> [What to produce]: Return the records from the first line through the line containing "Chart.defaults.color = '#000000';", and leave out the pictures.

┄┄┄┄┄┄┄┄┄┄

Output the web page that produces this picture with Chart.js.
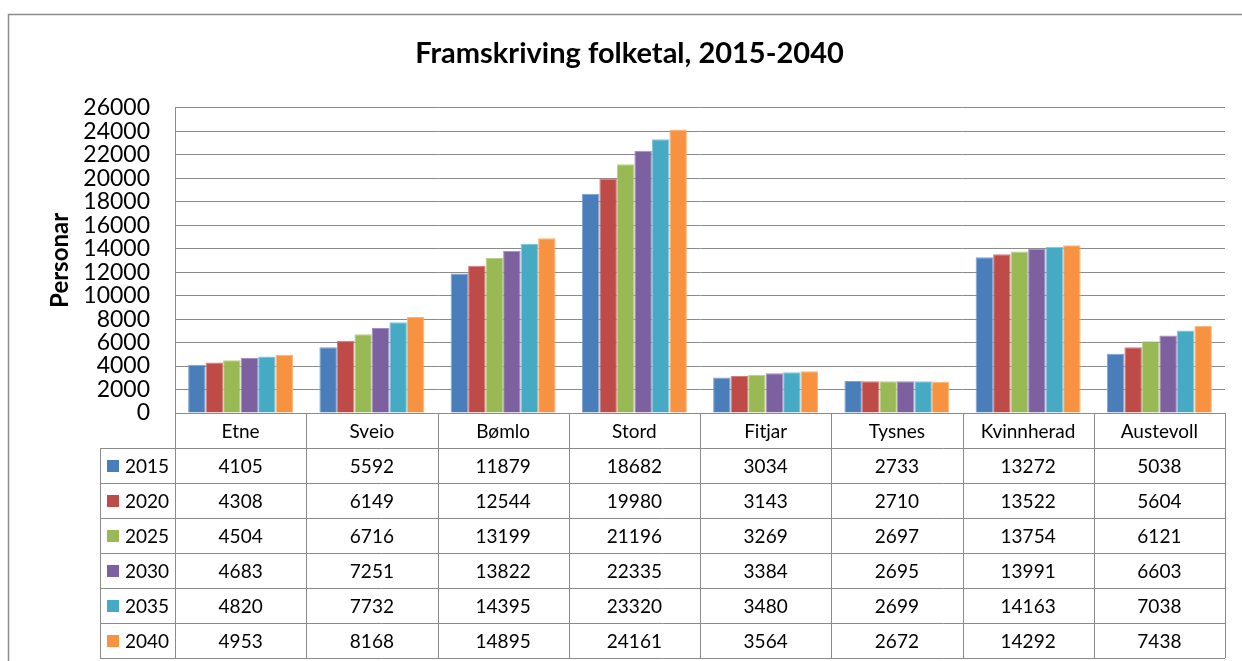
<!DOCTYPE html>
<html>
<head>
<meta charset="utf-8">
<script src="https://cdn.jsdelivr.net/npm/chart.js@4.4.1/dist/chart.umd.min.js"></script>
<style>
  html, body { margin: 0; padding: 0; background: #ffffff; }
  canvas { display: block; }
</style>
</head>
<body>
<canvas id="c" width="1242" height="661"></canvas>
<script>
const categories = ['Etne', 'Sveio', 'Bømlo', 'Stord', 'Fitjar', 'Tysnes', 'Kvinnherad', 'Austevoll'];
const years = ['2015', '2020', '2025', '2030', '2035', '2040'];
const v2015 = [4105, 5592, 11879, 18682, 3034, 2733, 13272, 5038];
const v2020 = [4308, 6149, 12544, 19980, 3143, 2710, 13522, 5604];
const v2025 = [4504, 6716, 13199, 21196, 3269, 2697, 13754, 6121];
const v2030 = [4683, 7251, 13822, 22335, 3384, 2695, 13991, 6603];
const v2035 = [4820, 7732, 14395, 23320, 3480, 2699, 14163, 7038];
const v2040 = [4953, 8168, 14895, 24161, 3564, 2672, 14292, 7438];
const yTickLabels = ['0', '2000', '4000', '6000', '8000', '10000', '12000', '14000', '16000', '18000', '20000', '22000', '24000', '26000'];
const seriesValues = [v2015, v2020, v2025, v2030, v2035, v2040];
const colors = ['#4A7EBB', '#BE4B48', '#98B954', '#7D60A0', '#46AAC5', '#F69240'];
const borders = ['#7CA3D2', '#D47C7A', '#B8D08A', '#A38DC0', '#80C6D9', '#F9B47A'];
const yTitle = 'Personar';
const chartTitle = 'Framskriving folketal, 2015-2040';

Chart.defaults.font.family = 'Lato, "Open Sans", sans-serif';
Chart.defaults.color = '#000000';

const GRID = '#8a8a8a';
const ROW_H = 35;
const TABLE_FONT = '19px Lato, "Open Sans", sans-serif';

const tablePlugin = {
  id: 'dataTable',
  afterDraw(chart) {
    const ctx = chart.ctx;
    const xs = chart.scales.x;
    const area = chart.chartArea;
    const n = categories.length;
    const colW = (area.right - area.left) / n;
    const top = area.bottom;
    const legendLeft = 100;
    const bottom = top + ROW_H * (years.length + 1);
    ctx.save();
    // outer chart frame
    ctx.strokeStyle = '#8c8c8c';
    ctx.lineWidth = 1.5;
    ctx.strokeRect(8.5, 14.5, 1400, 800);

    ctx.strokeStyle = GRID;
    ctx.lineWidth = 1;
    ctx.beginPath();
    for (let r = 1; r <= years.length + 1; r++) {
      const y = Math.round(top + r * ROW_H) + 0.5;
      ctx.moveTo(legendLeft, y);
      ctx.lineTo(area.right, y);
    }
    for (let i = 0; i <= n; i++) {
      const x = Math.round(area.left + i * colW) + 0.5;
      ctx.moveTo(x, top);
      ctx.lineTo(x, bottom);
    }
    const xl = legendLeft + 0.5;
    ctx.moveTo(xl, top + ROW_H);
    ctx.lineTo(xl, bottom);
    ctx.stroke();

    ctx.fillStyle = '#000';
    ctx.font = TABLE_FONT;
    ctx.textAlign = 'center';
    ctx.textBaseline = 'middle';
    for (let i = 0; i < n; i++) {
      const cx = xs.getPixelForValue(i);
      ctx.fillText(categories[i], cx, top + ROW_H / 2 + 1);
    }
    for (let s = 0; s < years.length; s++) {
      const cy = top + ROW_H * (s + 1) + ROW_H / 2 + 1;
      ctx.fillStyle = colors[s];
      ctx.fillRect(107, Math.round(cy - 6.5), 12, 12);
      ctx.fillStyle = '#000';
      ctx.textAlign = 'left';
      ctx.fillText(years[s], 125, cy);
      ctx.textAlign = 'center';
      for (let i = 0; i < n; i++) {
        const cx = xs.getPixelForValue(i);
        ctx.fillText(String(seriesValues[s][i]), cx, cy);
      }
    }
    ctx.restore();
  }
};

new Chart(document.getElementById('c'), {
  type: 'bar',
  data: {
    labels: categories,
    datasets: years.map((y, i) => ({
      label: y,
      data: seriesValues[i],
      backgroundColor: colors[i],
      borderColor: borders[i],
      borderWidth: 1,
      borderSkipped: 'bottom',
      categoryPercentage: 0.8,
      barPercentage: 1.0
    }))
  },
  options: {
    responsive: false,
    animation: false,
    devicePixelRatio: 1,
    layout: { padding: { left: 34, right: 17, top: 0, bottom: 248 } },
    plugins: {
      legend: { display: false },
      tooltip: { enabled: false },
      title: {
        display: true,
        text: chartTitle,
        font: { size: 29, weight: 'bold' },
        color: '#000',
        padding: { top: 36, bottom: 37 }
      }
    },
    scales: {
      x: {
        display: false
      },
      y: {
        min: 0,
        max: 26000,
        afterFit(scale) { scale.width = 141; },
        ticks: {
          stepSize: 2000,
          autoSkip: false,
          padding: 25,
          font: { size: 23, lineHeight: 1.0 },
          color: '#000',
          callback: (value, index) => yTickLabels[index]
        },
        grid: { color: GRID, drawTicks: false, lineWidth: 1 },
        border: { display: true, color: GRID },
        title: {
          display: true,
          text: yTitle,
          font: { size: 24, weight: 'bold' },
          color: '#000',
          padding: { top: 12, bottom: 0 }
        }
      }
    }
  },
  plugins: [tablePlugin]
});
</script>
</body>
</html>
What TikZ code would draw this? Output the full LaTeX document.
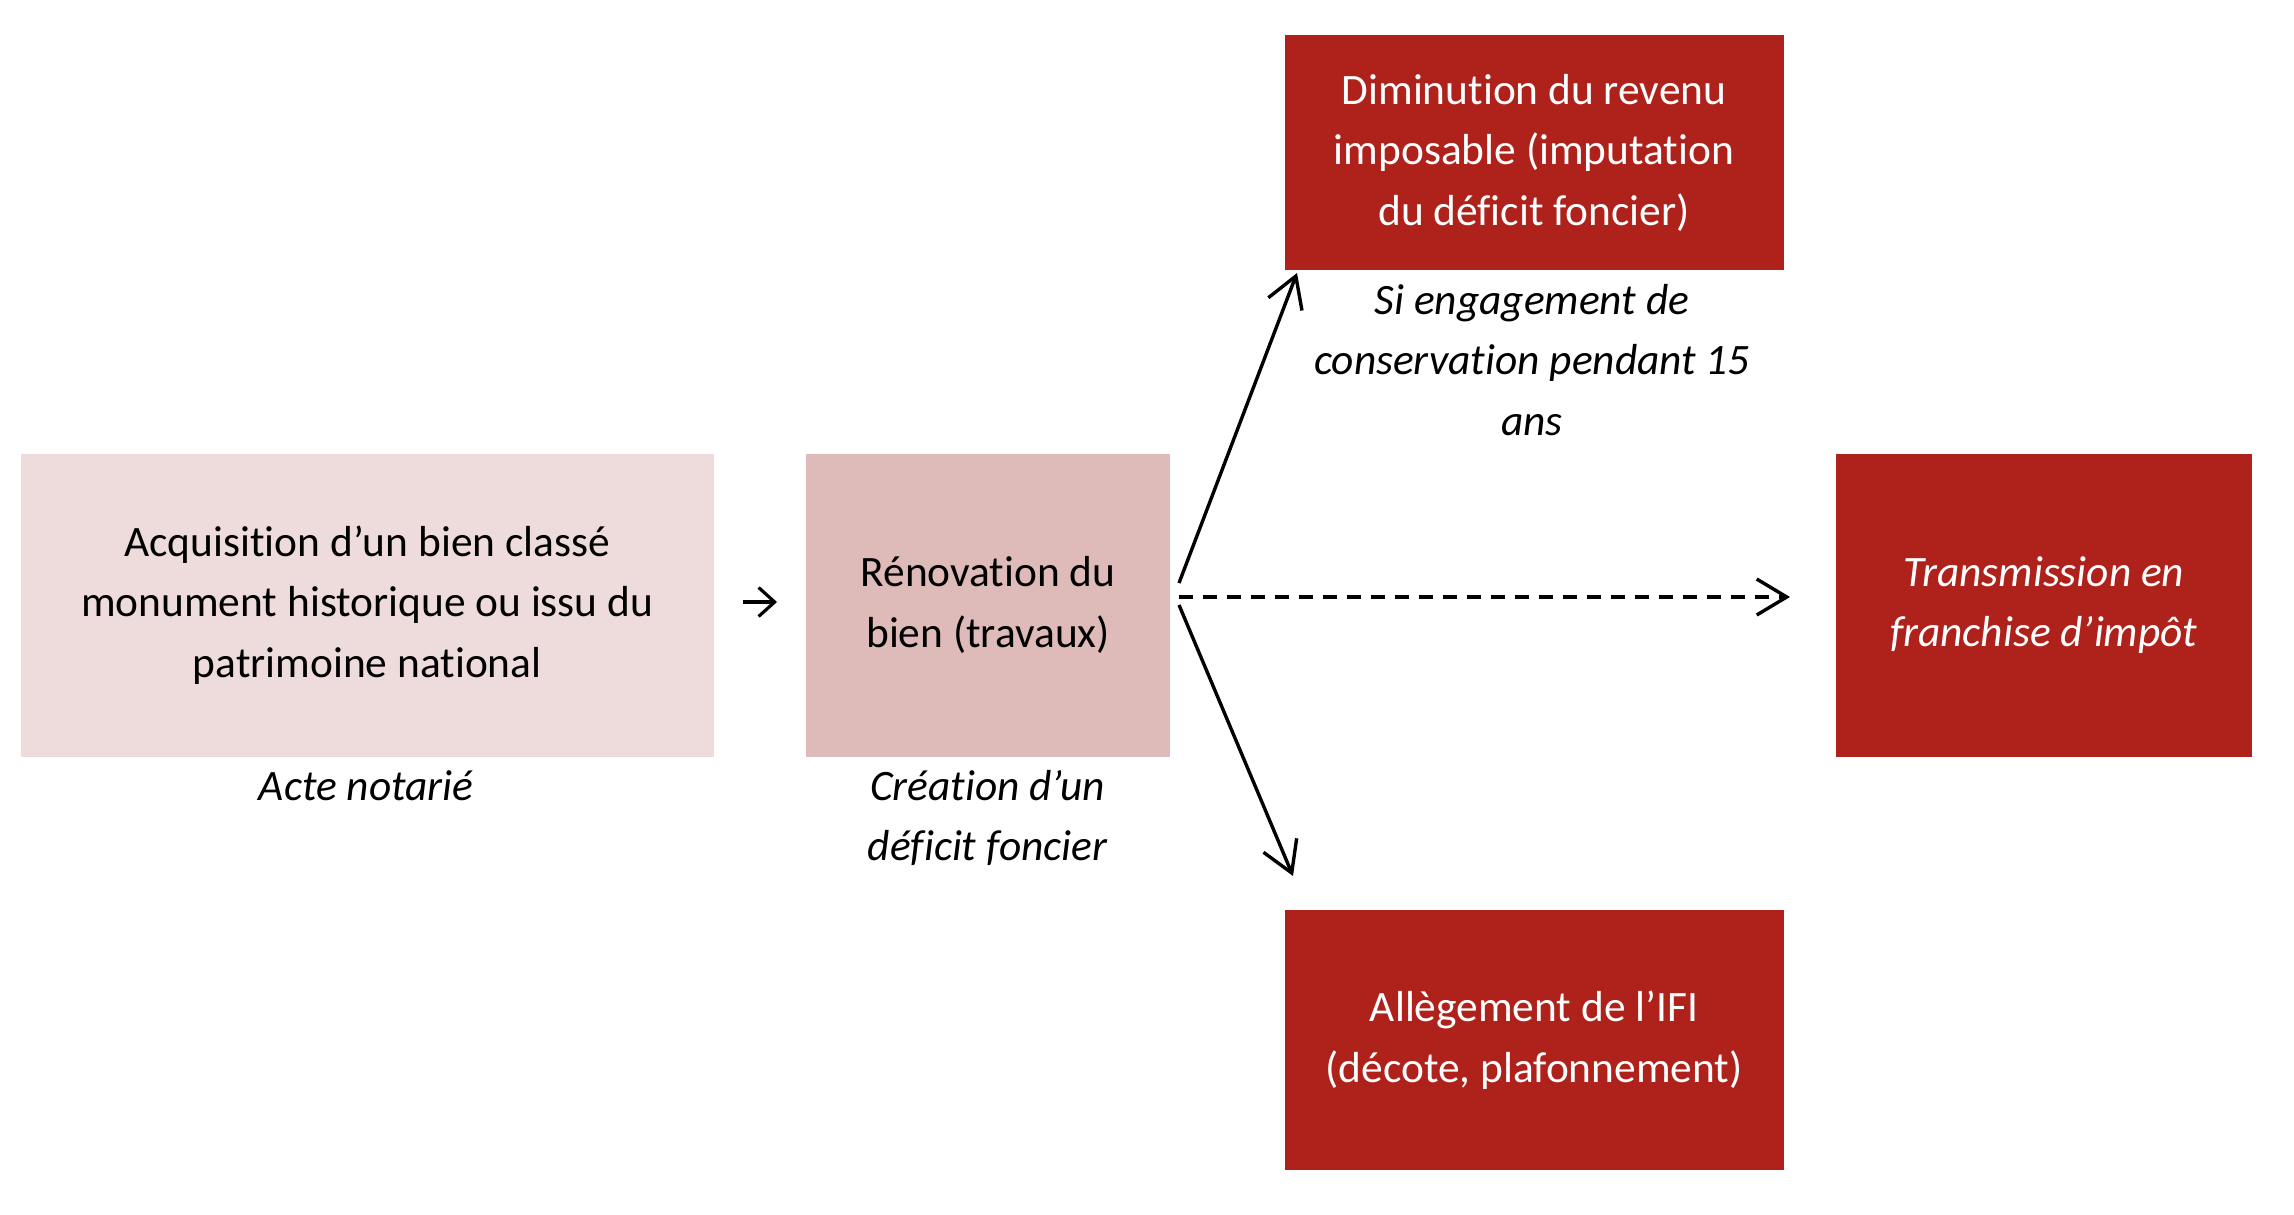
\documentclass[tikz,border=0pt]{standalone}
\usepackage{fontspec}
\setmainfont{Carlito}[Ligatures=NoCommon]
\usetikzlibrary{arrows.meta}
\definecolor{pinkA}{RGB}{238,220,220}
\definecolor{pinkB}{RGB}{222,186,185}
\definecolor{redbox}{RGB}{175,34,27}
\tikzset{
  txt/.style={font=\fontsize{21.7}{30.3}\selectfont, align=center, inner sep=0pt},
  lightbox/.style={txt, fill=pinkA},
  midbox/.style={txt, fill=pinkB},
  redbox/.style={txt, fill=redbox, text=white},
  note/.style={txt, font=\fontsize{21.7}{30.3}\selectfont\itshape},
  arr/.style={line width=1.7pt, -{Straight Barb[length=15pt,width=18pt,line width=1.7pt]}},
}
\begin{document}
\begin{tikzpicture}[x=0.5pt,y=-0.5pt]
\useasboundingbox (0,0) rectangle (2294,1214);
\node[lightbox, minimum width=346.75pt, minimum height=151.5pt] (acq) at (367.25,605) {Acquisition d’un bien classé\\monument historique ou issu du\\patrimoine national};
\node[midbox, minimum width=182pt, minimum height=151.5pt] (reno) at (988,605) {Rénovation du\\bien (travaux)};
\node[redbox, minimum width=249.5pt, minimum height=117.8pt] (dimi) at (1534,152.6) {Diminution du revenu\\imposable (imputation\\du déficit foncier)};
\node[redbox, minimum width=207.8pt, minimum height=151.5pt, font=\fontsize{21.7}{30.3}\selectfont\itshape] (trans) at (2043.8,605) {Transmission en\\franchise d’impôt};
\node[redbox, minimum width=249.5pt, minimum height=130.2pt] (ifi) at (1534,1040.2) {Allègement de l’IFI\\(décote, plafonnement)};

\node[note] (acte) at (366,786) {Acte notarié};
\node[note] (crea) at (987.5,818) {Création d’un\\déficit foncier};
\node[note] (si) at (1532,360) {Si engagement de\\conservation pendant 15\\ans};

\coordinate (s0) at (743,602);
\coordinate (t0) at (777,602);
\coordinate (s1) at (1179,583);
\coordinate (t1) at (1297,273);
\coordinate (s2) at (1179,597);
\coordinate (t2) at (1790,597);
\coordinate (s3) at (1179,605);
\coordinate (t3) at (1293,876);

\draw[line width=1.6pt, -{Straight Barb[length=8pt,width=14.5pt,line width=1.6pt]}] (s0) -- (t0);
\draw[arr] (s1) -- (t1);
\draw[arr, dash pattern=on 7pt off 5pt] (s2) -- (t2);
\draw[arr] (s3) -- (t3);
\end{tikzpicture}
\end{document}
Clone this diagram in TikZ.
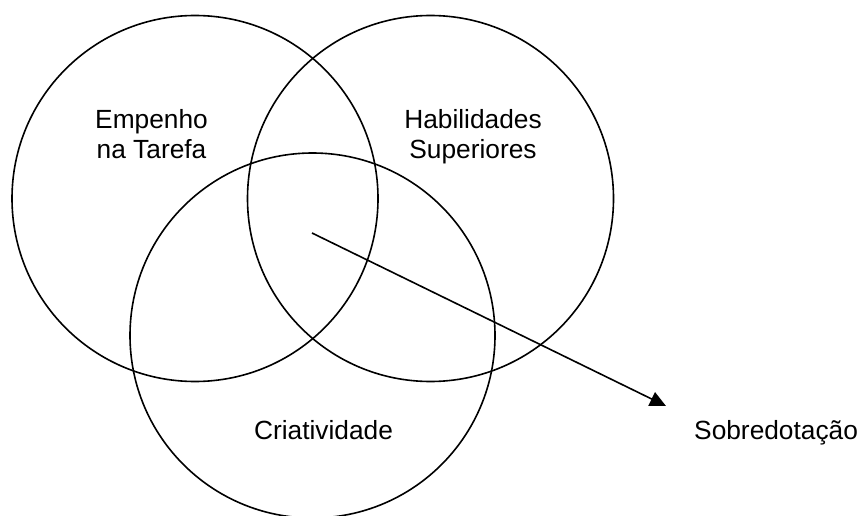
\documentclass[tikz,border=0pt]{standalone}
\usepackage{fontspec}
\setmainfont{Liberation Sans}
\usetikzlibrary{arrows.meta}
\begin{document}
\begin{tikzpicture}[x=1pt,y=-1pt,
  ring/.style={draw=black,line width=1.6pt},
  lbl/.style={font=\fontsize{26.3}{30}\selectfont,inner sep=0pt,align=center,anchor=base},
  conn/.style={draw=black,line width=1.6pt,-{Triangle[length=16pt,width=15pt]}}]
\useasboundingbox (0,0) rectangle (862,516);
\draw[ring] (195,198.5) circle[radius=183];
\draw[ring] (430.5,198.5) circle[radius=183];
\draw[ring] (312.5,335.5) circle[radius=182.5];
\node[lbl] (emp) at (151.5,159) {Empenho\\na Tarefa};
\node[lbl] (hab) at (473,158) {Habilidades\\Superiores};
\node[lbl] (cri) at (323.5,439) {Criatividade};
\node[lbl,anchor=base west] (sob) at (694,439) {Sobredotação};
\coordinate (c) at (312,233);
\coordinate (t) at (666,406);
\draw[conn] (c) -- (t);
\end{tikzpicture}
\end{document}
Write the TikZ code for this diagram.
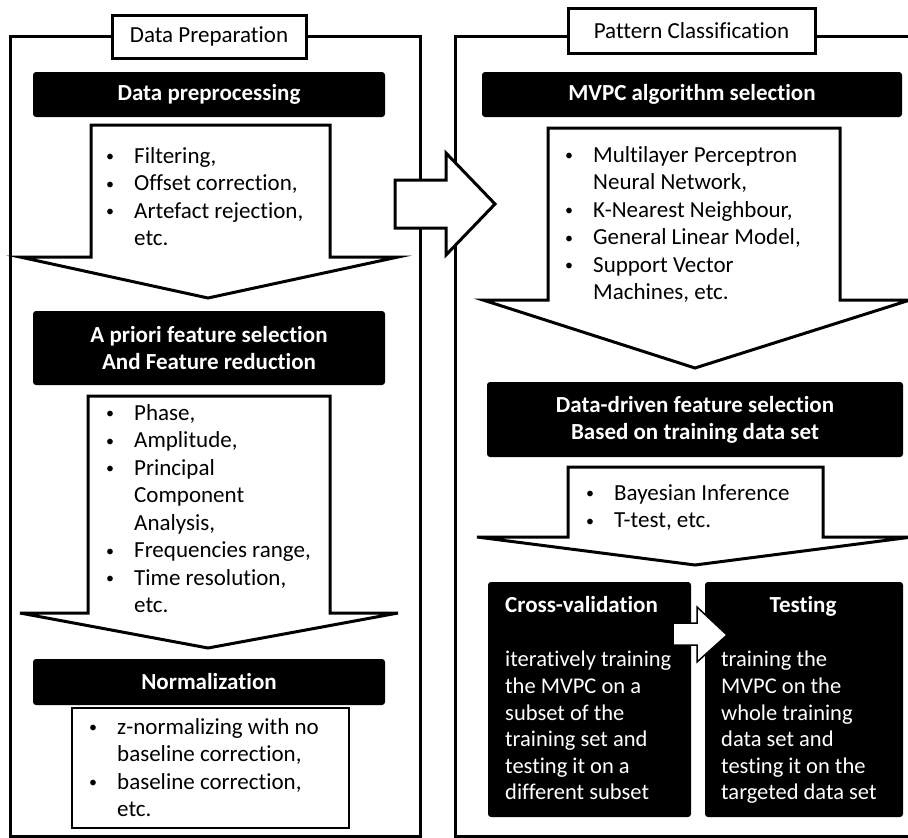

┄┄┄┄┄┄┄┄┄┄

> [Answer for this exercise]:
Output the web page that produces this picture with Chart.js.
<!DOCTYPE html>
<html>
<head>
<meta charset="utf-8">
<script src="https://cdn.jsdelivr.net/npm/chart.js@4.4.1/dist/chart.umd.min.js"></script>
<style>
  html, body { margin: 0; padding: 0; background: #ffffff; }
  canvas { display: block; }
</style>
</head>
<body>
<canvas id="c" width="1242" height="661"></canvas>
<script>
const categories = ['Etne', 'Sveio', 'Bømlo', 'Stord', 'Fitjar', 'Tysnes', 'Kvinnherad', 'Austevoll'];
const years = ['2015', '2020', '2025', '2030', '2035', '2040'];
const v2015 = [4105, 5592, 11879, 18682, 3034, 2733, 13272, 5038];
const v2020 = [4308, 6149, 12544, 19980, 3143, 2710, 13522, 5604];
const v2025 = [4504, 6716, 13199, 21196, 3269, 2697, 13754, 6121];
const v2030 = [4683, 7251, 13822, 22335, 3384, 2695, 13991, 6603];
const v2035 = [4820, 7732, 14395, 23320, 3480, 2699, 14163, 7038];
const v2040 = [4953, 8168, 14895, 24161, 3564, 2672, 14292, 7438];
const yTickLabels = ['0', '2000', '4000', '6000', '8000', '10000', '12000', '14000', '16000', '18000', '20000', '22000', '24000', '26000'];
const seriesValues = [v2015, v2020, v2025, v2030, v2035, v2040];
const colors = ['#4A7EBB', '#BE4B48', '#98B954', '#7D60A0', '#46AAC5', '#F69240'];
const borders = ['#7CA3D2', '#D47C7A', '#B8D08A', '#A38DC0', '#80C6D9', '#F9B47A'];
const yTitle = 'Personar';
const chartTitle = 'Framskriving folketal, 2015-2040';

Chart.defaults.font.family = 'Lato, "Open Sans", sans-serif';
Chart.defaults.color = '#000000';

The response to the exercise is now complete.